Friedrich Christian August Hasse (4 January 1773, in Rehfeld - 6 February 1848, in Leipzig) was a German historian. He was the father of pathologist Karl Ewald Hasse (1810–1902).

He studied legal science, philosophy and history at the University of Wittenberg, and from 1798 was an associate professor at the cadet institute in Dresden. In 1803 he was named a professor of morality and history at the institute. From 1828 to 1848 he was a professor of auxiliary sciences of history at the University of Leipzig, where in 1840/41 he served as dean to the faculty of philosophy.

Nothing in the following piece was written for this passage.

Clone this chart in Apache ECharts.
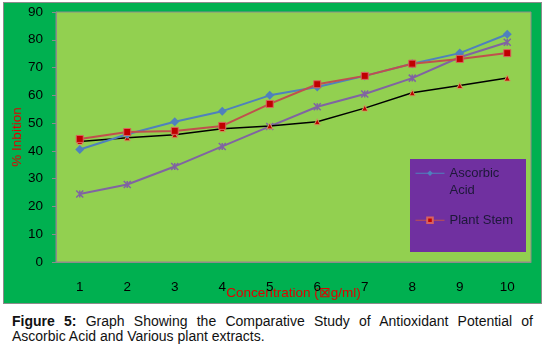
<!DOCTYPE html>
<html>
<head>
<meta charset="utf-8">
<script src="https://cdn.jsdelivr.net/npm/echarts@6/dist/echarts.min.js"></script>
<style>
  body { margin: 0; background: #fff; width: 545px; height: 353px; position: relative; overflow: hidden; }
  #main { position: absolute; left: 3px; top: 2px; width: 537px; height: 300px; border: 1px solid #8c8c8c; }
  #caption { position: absolute; left: 12px; top: 314px; width: 521px; font-family: "Liberation Sans", Arial, sans-serif;
    font-size: 14px; line-height: 15px; color: #111; text-align: justify; text-align-last: left; }
</style>
</head>
<body>
<!-- chart box -->
<div id="main"></div>
<div id="caption"><b>Figure 5:</b> Graph Showing the Comparative Study of Antioxidant Potential of Ascorbic Acid and Various plant extracts.</div>
<script>
  // values
  var concentration = ['1', '2', '3', '4', '5', '6', '7', '8', '9', '10'];
  var ascorbicAcid = [40.5, 46, 50.5, 54.3, 60, 63, 67, 71.4, 75.2, 82];
  var plantStem = [44.3, 46.8, 47.2, 49, 56.9, 64, 67, 71.4, 73.1, 75.2];
  var extract3 = [24.5, 27.9, 34.4, 41.6, 48.8, 55.9, 60.5, 66.2, 73.7, 79.1];
  var extract4 = [43.4, 44.7, 45.8, 48, 49, 50.5, 55.4, 60.9, 63.5, 66.2];

  var font = '"Liberation Sans", Arial, sans-serif';
  var myChart = echarts.init(document.getElementById('main'));
  var legendText = { fontSize: 13, lineHeight: 17.5, color: '#1d1838', fontFamily: font };
  var option = {
    backgroundColor: '#00B050',
    animation: false,
    textStyle: { fontFamily: font },
    graphic: [{
      type: 'rect',
      shape: { x: 406, y: 156, width: 116, height: 93 },
      style: { fill: '#7030A0' },
      z: 5
    }],
    legend: [{
      data: ['Ascorbic Acid'],
      // empty first line so the icon sits level with "Ascorbic"
      formatter: function () { return '\nAscorbic\nAcid'; },
      left: 411, top: 144, padding: 0,
      itemWidth: 29, itemHeight: 7,
      lineStyle: { width: 1 },
      textStyle: legendText,
      z: 6
    }, {
      data: ['Plant Stem'],
      left: 411, top: 208.5, padding: 0,
      itemWidth: 29, itemHeight: 7,
      lineStyle: { width: 1 },
      textStyle: legendText,
      z: 6
    }],
    grid: {
      left: 52, right: 10, top: 9, bottom: 41,
      outerBoundsMode: 'none',
      containLabel: false,
      show: true, backgroundColor: '#92D050', borderColor: '#8c8c8c', borderWidth: 1
    },
    xAxis: {
      type: 'category',
      data: concentration,
      boundaryGap: true,
      name: 'Concentration (\u22a0g/ml)',
      nameLocation: 'middle',
      nameGap: 24,
      nameMoveOverlap: false,
      nameTextStyle: { color: '#E00000', fontSize: 13.5, fontFamily: font },
      axisLine: { lineStyle: { color: '#8c8c8c' } },
      axisTick: { show: false },
      axisLabel: { color: '#000', fontSize: 13.5, margin: 18, fontFamily: font }
    },
    yAxis: {
      type: 'value',
      min: 0, max: 90, interval: 10,
      name: '% Inbition',
      nameLocation: 'middle',
      nameGap: 32,
      nameMoveOverlap: false,
      nameTextStyle: { color: '#E00000', fontSize: 13.5, fontFamily: font },
      axisLine: { show: true, lineStyle: { color: '#8c8c8c' } },
      axisTick: { show: true, length: 4, lineStyle: { color: '#8c8c8c' } },
      axisLabel: { color: '#000', fontSize: 13.5, margin: 13, fontFamily: font },
      splitLine: { show: false }
    },
    series: [{
      name: 'Ascorbic Acid',
      type: 'line',
      data: ascorbicAcid,
      symbol: 'diamond',
      symbolSize: 9,
      lineStyle: { color: '#4F81BD', width: 2 },
      itemStyle: { color: '#4F81BD' },
      z: 3
    }, {
      name: 'Plant Stem',
      type: 'line',
      data: plantStem,
      symbol: 'rect',
      symbolSize: 7,
      lineStyle: { color: '#C0504D', width: 2 },
      itemStyle: { color: '#C00000', borderColor: '#D9625E', borderWidth: 1 },
      z: 3
    }, {
      name: 'Extract 3',
      type: 'line',
      data: extract3,
      symbol: 'path://M0 0L10 10M10 0L0 10M5 0L5 10',
      symbolSize: 7,
      lineStyle: { color: '#8064A2', width: 2 },
      itemStyle: { color: 'rgba(0,0,0,0)', borderColor: '#8064A2', borderWidth: 1.5 },
      z: 2
    }, {
      name: 'Extract 4',
      type: 'line',
      data: extract4,
      symbol: 'triangle',
      symbolSize: 6,
      lineStyle: { color: '#000', width: 1.5 },
      itemStyle: { color: '#C00000', borderColor: '#C8A060', borderWidth: 1 },
      z: 2
    }]
  };
  myChart.setOption(option);
</script>
</body>
</html>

He made important contributions as an editor to Ersch und Gruber’s Encyklopädie and especially to Brockhaus's Conversations-Lexikon. From 1830 he was an editor of the Leipziger Zeitung.

== Selected works ==
- Johann Victor Moreau, 1816 - Biography of Jean Victor Marie Moreau.
- Das Leben Gerhards von Kügelgen, 1824 - The life of Gerhard von Kügelgen.
- Die Geschichte der Lombardei (4 volumes, 1826–28) - The history of Lombardy.
- Gestaltung Europa's seit dem Ende des Mittelalters bis auf die neueste Zeit nach dem Wiener Congresse: Versuch einer historisch-statistischen Entwicklung (4 volumes, 1826–28) - Layout of Europe from the end of the Middle Ages up until the time of the Congress of Vienna.